SHORT PROBLEM =
Take every line from the first down to the line with "const X_MIN = -28.7, X_MAX = 55;" and set it down exactly, without the pictures.

SUPPLIED MATERIAL =
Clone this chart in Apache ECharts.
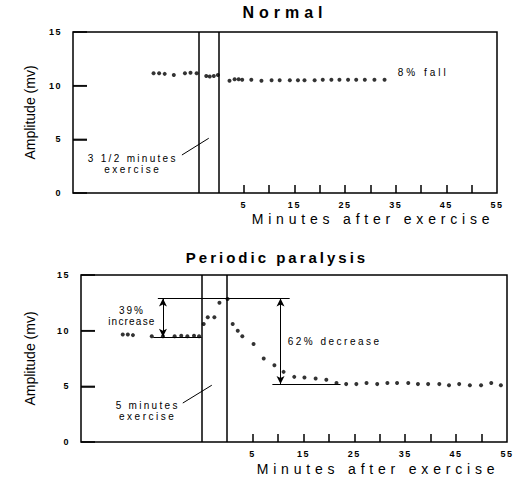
<!DOCTYPE html>
<html><head><meta charset="utf-8">
<script src="https://cdn.jsdelivr.net/npm/echarts@6/dist/echarts.min.js"></script>
<style>html,body{margin:0;padding:0;background:#fff}#c{width:525px;height:480px}</style>
</head><body><div id="c"></div>
<script>
// ---- data ----
const normalTime = [-12.8,-11.7,-10.6,-8.8,-6.6,-5.5,-4.3,-2.4,-1.7,-0.9,-0.1,2.2,3.2,4.0,4.7,6.5,8.5,10.5,12.1,14.1,15.7,17.0,19.0,20.6,22.3,23.9,25.6,27.2,28.9,30.8,32.8];
const normalAmp  = [11.15,11.15,11.1,11.0,11.15,11.2,11.15,10.9,10.85,10.9,11.0,10.45,10.6,10.6,10.55,10.55,10.45,10.5,10.5,10.5,10.5,10.5,10.5,10.55,10.55,10.55,10.55,10.55,10.55,10.55,10.55];
const ppTime = [-20.5,-19.5,-18.5,-14.8,-12.6,-10.3,-9.0,-7.8,-6.5,-5.5,-4.6,-3.8,-2.5,-1.5,0.1,1.1,2.1,3.0,5.2,7.2,9.3,11.1,13.2,15.2,17.4,19.5,21.5,23.4,25.4,27.4,29.5,31.5,33.4,35.6,37.5,39.5,41.7,43.6,45.6,47.7,49.9,51.9,53.8];
const ppAmp  = [9.65,9.65,9.6,9.5,9.5,9.5,9.55,9.5,9.55,9.5,10.6,11.2,11.2,12.5,12.85,10.6,10.0,9.5,8.8,7.5,6.9,6.3,5.85,5.8,5.7,5.6,5.3,5.2,5.2,5.3,5.2,5.3,5.3,5.3,5.2,5.2,5.2,5.1,5.2,5.1,5.1,5.3,5.1];
const xTickMarks  = [5,10,15,20,25,30,35,40,45,50];
const xTickLabels = [5,15,25,35,45,55];
const yTicks = [0,5,10,15];
const yInnerTicks = [5,10];
const normalExercise = [-3.8, 0];
const ppExercise = [-5, 0];
const ppPeak = 12.9, ppBase = 9.45, ppLow = 5.2;
const titles = ['Normal', 'Periodic paralysis'];
const xName = 'Minutes after exercise';
const yName = 'Amplitude (mv)';

const FONT = 'Liberation Sans';
const BLK = '#000';
const X_MIN = -28.7, X_MAX = 55;

function xAxisCfg(i){
  return {gridIndex:i, type:'value', min:X_MIN, max:X_MAX, position:'bottom',
    axisLine:{show:false, onZero:false}, splitLine:{show:false},
    axisTick:{show:true, inside:true, length:8, customValues:xTickMarks, lineStyle:{color:BLK,width:1.5}},
    axisLabel:{show:true, customValues:xTickLabels, margin:7, fontFamily:FONT, fontSize:9, fontWeight:'bold', color:BLK}};
}
function yAxisCfg(i, gap){
  return {gridIndex:i, type:'value', min:yTicks[0], max:yTicks[yTicks.length-1], interval:5, position:'left',
    axisLine:{show:false, onZero:false}, splitLine:{show:false},
    axisTick:{show:true, inside:true, length:14, lineStyle:{color:BLK,width:1.5}},
    axisLabel:{show:true, margin:11, fontFamily:FONT, fontSize:9, fontWeight:'bold', color:BLK},
    name:yName, nameLocation:'middle', nameGap:gap,
    nameTextStyle:{fontFamily:FONT, fontSize:14, color:BLK}};
}
const lineSt = {color:BLK, type:'solid', width:1.5};
const thin = {color:BLK, type:'solid', width:1};
function seg(a,b,arrows,st){
  const s = arrows ? 'arrow' : 'none';
  return [{coord:a, symbol:s, symbolSize:[6,8], lineStyle:st||thin},{coord:b, symbol:s, symbolSize:[6,8]}];
}
function txt(coord, text, pos){
  return {coord:coord, value:0, label:{show:true, formatter:text, position:pos||'inside', distance:0,
    fontFamily:FONT, fontSize:10, color:BLK, lineHeight:11, align:(pos==='right')?'left':'center'}};
}
// inward y tick marks as filled bars anchored at the left edge of each plot (through the scales)
function yTickSeries(gi){
  return {type:'scatter', xAxisIndex:gi, yAxisIndex:gi, silent:true, z:5, clip:false,
    symbol:'rect', symbolSize:[14,1.5], symbolOffset:[7,0], itemStyle:{color:BLK},
    data: yInnerTicks.map(v=>[X_MIN, v])};
}

const option = {
  animation:false, backgroundColor:'#fff',
  title:[
    {text:titles[0], left:285, top:4, textAlign:'center', padding:0, textStyle:{fontFamily:FONT,fontSize:16,fontWeight:'bold',color:BLK}},
    {text:titles[1], left:277, top:250, textAlign:'center', padding:0, textStyle:{fontFamily:FONT,fontSize:15,fontWeight:'bold',color:BLK}},
    {text:xName, left:373, top:212, textAlign:'center', padding:0, textStyle:{fontFamily:FONT,fontSize:14,fontWeight:'normal',color:BLK}},
    {text:xName, left:378, top:462, textAlign:'center', padding:0, textStyle:{fontFamily:FONT,fontSize:14,fontWeight:'normal',color:BLK}}
  ],
  grid:[
    {left:73, top:32, width:424, height:161, show:true, borderColor:BLK, borderWidth:1.5},
    {left:81, top:275, width:426, height:167, show:true, borderColor:BLK, borderWidth:1.5}
  ],
  xAxis:[xAxisCfg(0), xAxisCfg(1)],
  yAxis:[yAxisCfg(0,36), yAxisCfg(1,44)],
  series:[
    {type:'scatter', xAxisIndex:0, yAxisIndex:0, symbol:'circle', symbolSize:4, itemStyle:{color:BLK},
     data: normalTime.map((t,i)=>[t, normalAmp[i]]),
     markLine:{silent:true, animation:false, symbol:'none', label:{show:false}, lineStyle:lineSt,
       data:[{xAxis:normalExercise[0]},{xAxis:normalExercise[1]}, seg([-7.2,3.54],[-1.9,5.1],false)]},
     markPoint:{silent:true, animation:false, symbol:'circle', symbolSize:0, itemStyle:{color:'transparent'},
       data:[txt([-16.9,2.7],'3 1/2 minutes\nexercise'), txt([35.4,11.2],'8% fall','right')]}
    },
    {type:'scatter', xAxisIndex:1, yAxisIndex:1, symbol:'circle', symbolSize:4, itemStyle:{color:BLK},
     data: ppTime.map((t,i)=>[t, ppAmp[i]]),
     markLine:{silent:true, animation:false, symbol:'none', label:{show:false}, lineStyle:lineSt,
       data:[{xAxis:ppExercise[0]},{xAxis:ppExercise[1]},
         seg([-8.7,3.5],[-3.0,5.1],false),
         seg([-13.6,ppPeak],[12.3,ppPeak],false),
         seg([-14.5,ppBase],[-5,ppBase],false),
         seg([-12.6,ppPeak],[-12.6,ppBase],true),
         seg([10.5,ppPeak],[10.5,ppLow],true),
         seg([8.9,ppLow],[22.3,ppLow],false)]},
     markPoint:{silent:true, animation:false, symbol:'circle', symbolSize:0, itemStyle:{color:'transparent'},
       data:[txt([-15.6,2.8],'5 minutes\nexercise'), txt([-18.7,11.3],'39%\nincrease'), txt([11.9,9.0],'62% decrease','right')]}
    },
    yTickSeries(0), yTickSeries(1)
  ]
};
const chart = echarts.init(document.getElementById('c'), null, {renderer:'svg'});
chart.setOption(option);

// letter spacing to emulate the wide tracking of the original lettering
const spacing = {'Normal':5,'Periodic paralysis':3,'Minutes after exercise':4.8,'Amplitude (mv)':0,
  '3 1/2 minutes':2.3,'exercise':2.5,'5 minutes':2.3,'8% fall':3,'62% decrease':2.5,'39%':2,'increase':1.2};
function applySpacing(){
  document.querySelectorAll('#c svg text').forEach(t=>{
    const k = t.textContent.trim();
    const s = (k in spacing) ? spacing[k] : 1.5;
    if (t.getAttribute('letter-spacing') !== s+'px') t.setAttribute('letter-spacing', s+'px');
  });
}
applySpacing();
chart.on('finished', applySpacing);
new MutationObserver(applySpacing).observe(document.getElementById('c'), {childList:true, subtree:true});
setTimeout(applySpacing, 50);
</script>
</body></html>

EXERCISE ANSWER =
Clone this chart in Apache ECharts.
<!DOCTYPE html>
<html><head><meta charset="utf-8">
<script src="https://cdn.jsdelivr.net/npm/echarts@6/dist/echarts.min.js"></script>
<style>html,body{margin:0;padding:0;background:#fff}#c{width:525px;height:480px}</style>
</head><body><div id="c"></div>
<script>
// ---- data ----
const normalTime = [-12.8,-11.7,-10.6,-8.8,-6.6,-5.5,-4.3,-2.4,-1.7,-0.9,-0.1,2.2,3.2,4.0,4.7,6.5,8.5,10.5,12.1,14.1,15.7,17.0,19.0,20.6,22.3,23.9,25.6,27.2,28.9,30.8,32.8];
const normalAmp  = [11.15,11.15,11.1,11.0,11.15,11.2,11.15,10.9,10.85,10.9,11.0,10.45,10.6,10.6,10.55,10.55,10.45,10.5,10.5,10.5,10.5,10.5,10.5,10.55,10.55,10.55,10.55,10.55,10.55,10.55,10.55];
const ppTime = [-20.5,-19.5,-18.5,-14.8,-12.6,-10.3,-9.0,-7.8,-6.5,-5.5,-4.6,-3.8,-2.5,-1.5,0.1,1.1,2.1,3.0,5.2,7.2,9.3,11.1,13.2,15.2,17.4,19.5,21.5,23.4,25.4,27.4,29.5,31.5,33.4,35.6,37.5,39.5,41.7,43.6,45.6,47.7,49.9,51.9,53.8];
const ppAmp  = [9.65,9.65,9.6,9.5,9.5,9.5,9.55,9.5,9.55,9.5,10.6,11.2,11.2,12.5,12.85,10.6,10.0,9.5,8.8,7.5,6.9,6.3,5.85,5.8,5.7,5.6,5.3,5.2,5.2,5.3,5.2,5.3,5.3,5.3,5.2,5.2,5.2,5.1,5.2,5.1,5.1,5.3,5.1];
const xTickMarks  = [5,10,15,20,25,30,35,40,45,50];
const xTickLabels = [5,15,25,35,45,55];
const yTicks = [0,5,10,15];
const yInnerTicks = [5,10];
const normalExercise = [-3.8, 0];
const ppExercise = [-5, 0];
const ppPeak = 12.9, ppBase = 9.45, ppLow = 5.2;
const titles = ['Normal', 'Periodic paralysis'];
const xName = 'Minutes after exercise';
const yName = 'Amplitude (mv)';

const FONT = 'Liberation Sans';
const BLK = '#000';
const X_MIN = -28.7, X_MAX = 55;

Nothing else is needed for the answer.